La altivez romana, victoriosa en el Rin, en Danubio, en el Nilo y en el Mediterráneo, se ahogó en la vasija de Pilato.

«Christianus alter Christus», el cristiano es otro Cristo. Si fuéramos realmente cristianos, esto es, realmente católicos, seríamos otros Cristos. E, inevitablemente, el torbellino de odio que contra Ti se levantó, también contra nosotros ha de soplar furiosamente.

El Odio sopla: Dame fuerzas, Señor.

¡Y el sopla, Señor!

Compadécete, ¡Oh Dios mío!, y dad fuerzas al pobre niño de colegio, que sufre el odio de sus compañeros porque profesa tu nombre y se recusa a profanar la inocencia de sus labios con palabras de impureza.

El odio, sí. Talvez no el odio bajo la forma de una invectiva desabrida y feroz, sino bajo la forma terrible del escarnio, del aislamiento, del desprecio.

Dad fuerzas, oh mi Dios, al estudiante que vacila en proclamar tu nombre en plena aula a la vista de un profesor impío y de un grupo de compañeros que se burla.

Dad fuerzas, oh mi Dios, a la joven que debe proclamar vuestro nombre, rehusándose a vestir los trajes que la moda impone, desde que por su extravagancia o inmoralidad desistan de la dignidad de una verdadera católica.

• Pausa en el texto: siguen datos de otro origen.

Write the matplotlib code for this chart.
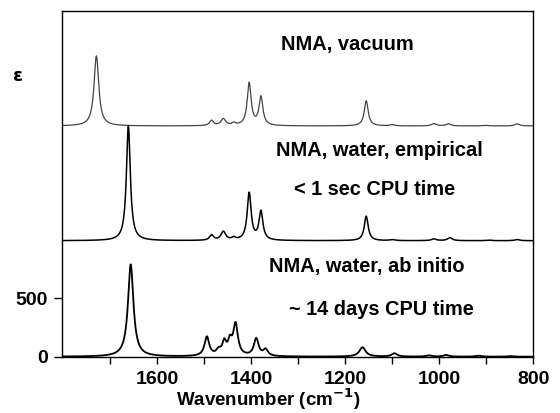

Dad fuerzas, oh mi Dios, al intelectual que ve cerrarse ante sí las puertas de la notoriedad y de la gloria, porque predica vuestra doctrina y profesa vuestro nombre.

Dad fuerzas, oh mi Dios, al apóstol que sufre la embestida inclemente de los adversarios de vuestra Iglesia, y la hostilidad mil veces más penosa de muchos que son hijos de la luz, solo porque no consiente en las diluciones, en las mutilaciones, en las unilateralidades con que los «prudentes» compran la tolerancia del mundo para su apostolado.

¡Ah, mi Dios, cómo son sabios vuestros enemigos! Ellos sienten que en el lenguaje de esos «prudentes», lo que se dice en las entrelíneas es que Tú no odiáis el mal, ni el error, ni las tinieblas. Y entonces aplauden los prudentes, según la carne, como te aplaudirían en Jerusalén, en lugar de matarte, si hubieras dirigido a los del Sanedrín el mismo lenguaje.

Señor, dadnos fuerzas: no queremos ni pactar, ni retroceder, ni transigir, ni diluir, ni permitir que se desvanezca en nuestros labios la divina integridad de vuestra doctrina.

Y si un diluvio de impopularidad sobre nosotros cae, sea siempre nuestra oración la de la Sagrada Escritura:

«Preferí ser abyecto en la casa de mi Dios, a vivir en la intimidad de los pecadores» (Sl. LXXXIII, 11).